Alex has a badly broken leg and Ben is bruised all over, but not even hypothermia can make these characters as weak as their writing. Alex is an extrovert with a world that’s waiting for her back home, while Ben is a reserved man with a buried secret and an arsenal of MacGyver-like skills; that’s really the only tension between them. She wants to hobble her way back down to civilization, while he wants to wait to be rescued inside the busted fuselage. The only time they feel like a believable couple is when they bicker over the right strategy (the nameless dog — such a good boy — serving as the child that galvanizes their makeshift family).

Elba and Winslet are so naturally magnetic that it’s easy to ignore the dramatic entropy of their brief encounter and project a deeper set of desires onto their characters; it’s easy to pretend that Ben didn’t actually just say “I need to occupy my amygdala” when he’s trying to excuse his “Candy Crush” habit (the accent helps), or ignore the fact that Alex is as very smart woman who does exclusively stupid things. Small doses of dark humor help keep things steady as our heroes make their way downhill, but it’s not enough to distract us from the notion that the real mountain between them… was love.

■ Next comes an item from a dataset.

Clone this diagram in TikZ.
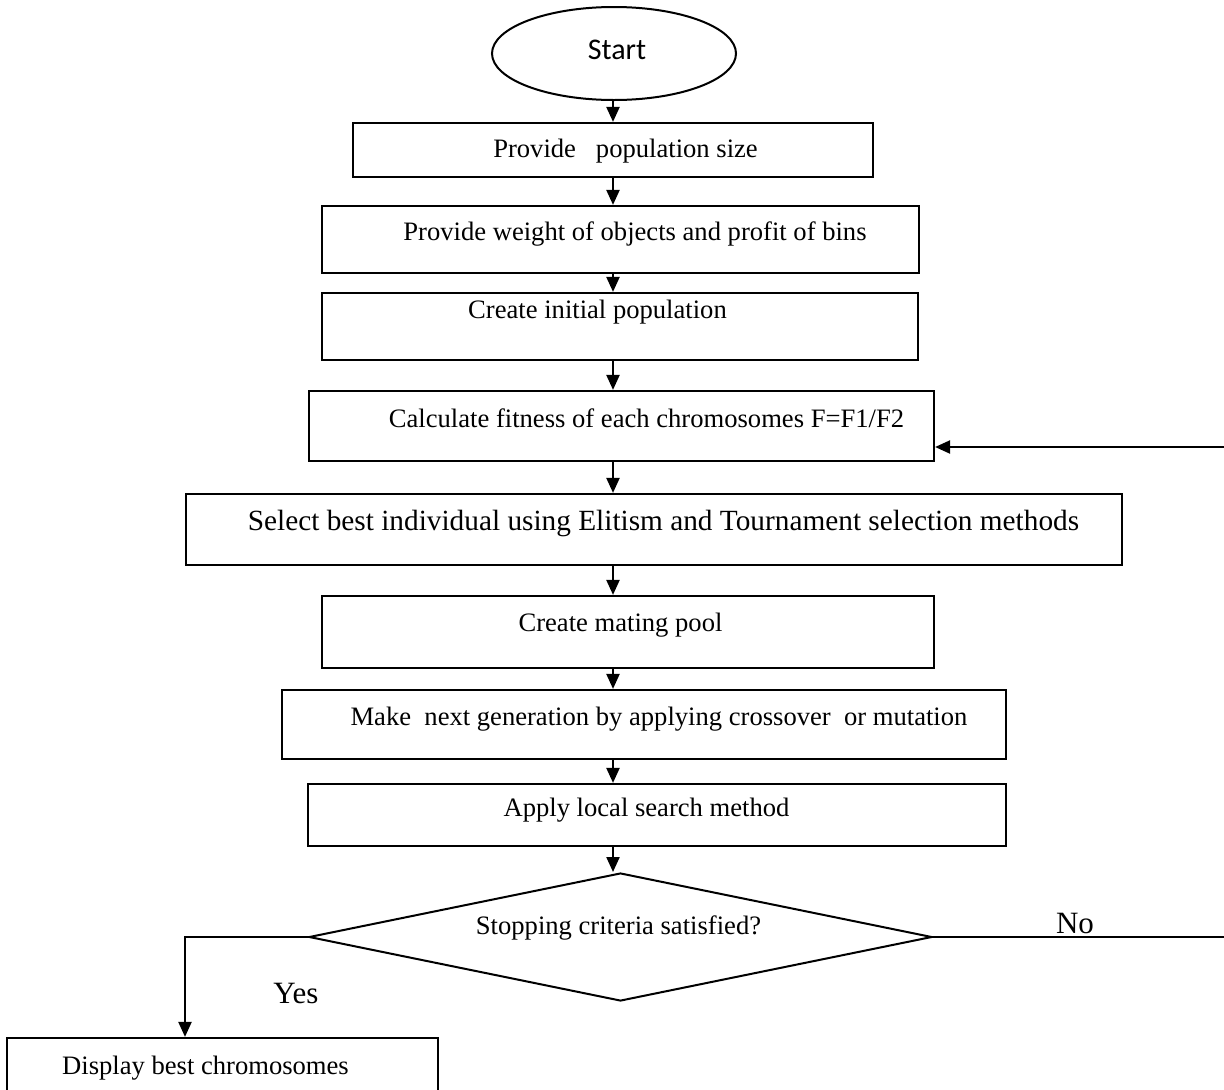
\documentclass[tikz,border=0pt]{standalone}
\usepackage{fontspec}
\setmainfont{Liberation Serif}
\newfontfamily\calfont{Carlito}
\usetikzlibrary{shapes.geometric,arrows.meta}
\begin{document}
\begin{tikzpicture}[x=1pt,y=-1pt,
  box/.style={draw, line width=2.2pt, inner sep=0pt, rectangle},
  txt/.style={anchor=base, inner sep=0pt, font=\fontsize{26.6}{30}\selectfont},
  bigtxt/.style={anchor=base, inner sep=0pt, font=\fontsize{29.3}{33}\selectfont},
  lbl/.style={anchor=base, inner sep=0pt, font=\fontsize{31}{35}\selectfont},
  arr/.style={line width=2.2pt, -{Triangle[length=15pt,width=13pt]}},
  ln/.style={line width=2.2pt}]
\useasboundingbox (0,0) rectangle (1224,1090);

% shapes
\node[draw, line width=2pt, ellipse, inner sep=0pt, minimum width=244pt, minimum height=93pt] (st) at (614,53.5) {};
\node[box, minimum width=520pt, minimum height=54pt] (b1) at (613,150) {};
\node[box, minimum width=597pt, minimum height=67pt] (b2) at (620.5,239.5) {};
\node[box, minimum width=596pt, minimum height=67pt] (b3) at (620,326.5) {};
\node[box, minimum width=625pt, minimum height=70pt] (b4) at (621.5,426) {};
\node[box, minimum width=936pt, minimum height=71pt] (b5) at (654,529.5) {};
\node[box, minimum width=612pt, minimum height=72pt] (b6) at (628,632) {};
\node[box, minimum width=724pt, minimum height=69pt] (b7) at (644,724.5) {};
\node[box, minimum width=698pt, minimum height=62pt] (b8) at (657,815) {};
\node[draw, line width=2pt, diamond, inner sep=0pt, minimum width=623pt, minimum height=128pt] (dia) at (620.5,937) {};
\node[box, minimum width=431pt, minimum height=62pt] (b9) at (222.5,1069) {};

% texts
\node[anchor=base, inner sep=0pt, font=\calfont\fontsize{30}{34}\selectfont] (t0) at (617,59) {Start};
\node[txt] (t1) at (625.5,157) {Provide\hspace{0.75em}population size};
\node[txt] (t2) at (635,240) {Provide weight of objects and profit of bins};
\node[txt] (t3) at (597.5,318) {Create initial population};
\node[txt] (t4) at (646.5,427) {Calculate fitness of each chromosomes F=F1/F2};
\node[bigtxt] (t5) at (663.5,530) {Select best individual using Elitism and Tournament selection methods};
\node[txt] (t6) at (620.5,631) {Create mating pool};
\node[txt] (t7) at (659,725) {Make\hspace{0.5em}next generation by applying crossover\hspace{0.5em}or mutation};
\node[txt] (t8) at (646.5,816) {Apply local search method};
\node[txt] (td) at (618.5,934) {Stopping criteria satisfied?};
\node[txt] (t9) at (205.5,1074) {Display best chromosomes};
\node[lbl] (yes) at (296,1003) {Yes};
\node[lbl] (no) at (1075,933) {No};

% connectors
\coordinate (ax) at (613,0);
\coordinate (yx) at (185,0);
\coordinate (fb) at (1232,937);
\draw[arr] (st.south -| ax) -- (b1.north -| ax);
\draw[arr] (b1.south -| ax) -- (b2.north -| ax);
\draw[arr] (b2.south -| ax) -- (b3.north -| ax);
\draw[arr] (b3.south -| ax) -- (b4.north -| ax);
\draw[arr] (b4.south -| ax) -- (b5.north -| ax);
\draw[arr] (b5.south -| ax) -- (b6.north -| ax);
\draw[arr] (b6.south -| ax) -- (b7.north -| ax);
\draw[arr] (b7.south -| ax) -- (b8.north -| ax);
\draw[arr] (b8.south -| ax) -- (dia.north -| ax);
\draw[arr] (dia.west) -| (yx |- b9.north);
\draw[arr] (dia.east) -- (fb) |- ([yshift=-21pt]b4.east);
\end{tikzpicture}
\end{document}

“The heart is nothing but a muscle,” Ben declares, but sometimes — he learns — you need its strength to survive. Maudlin and majestic in equal measure, “The Mountain Between Us” suffers the same paralyzing indecision that afflicts Alex and Ben: It can’t figure out if it wants to live, or if it just wants to make it out alive, and that makes it overstretched third act into the trying ordeal of all. Abu-Assad knows that a little risk can go a long way, but every choice feels like a matter of life or death when you’re standing on top of the world.

Grade: C+

“The Mountain Between Us” opens in theaters on October 6.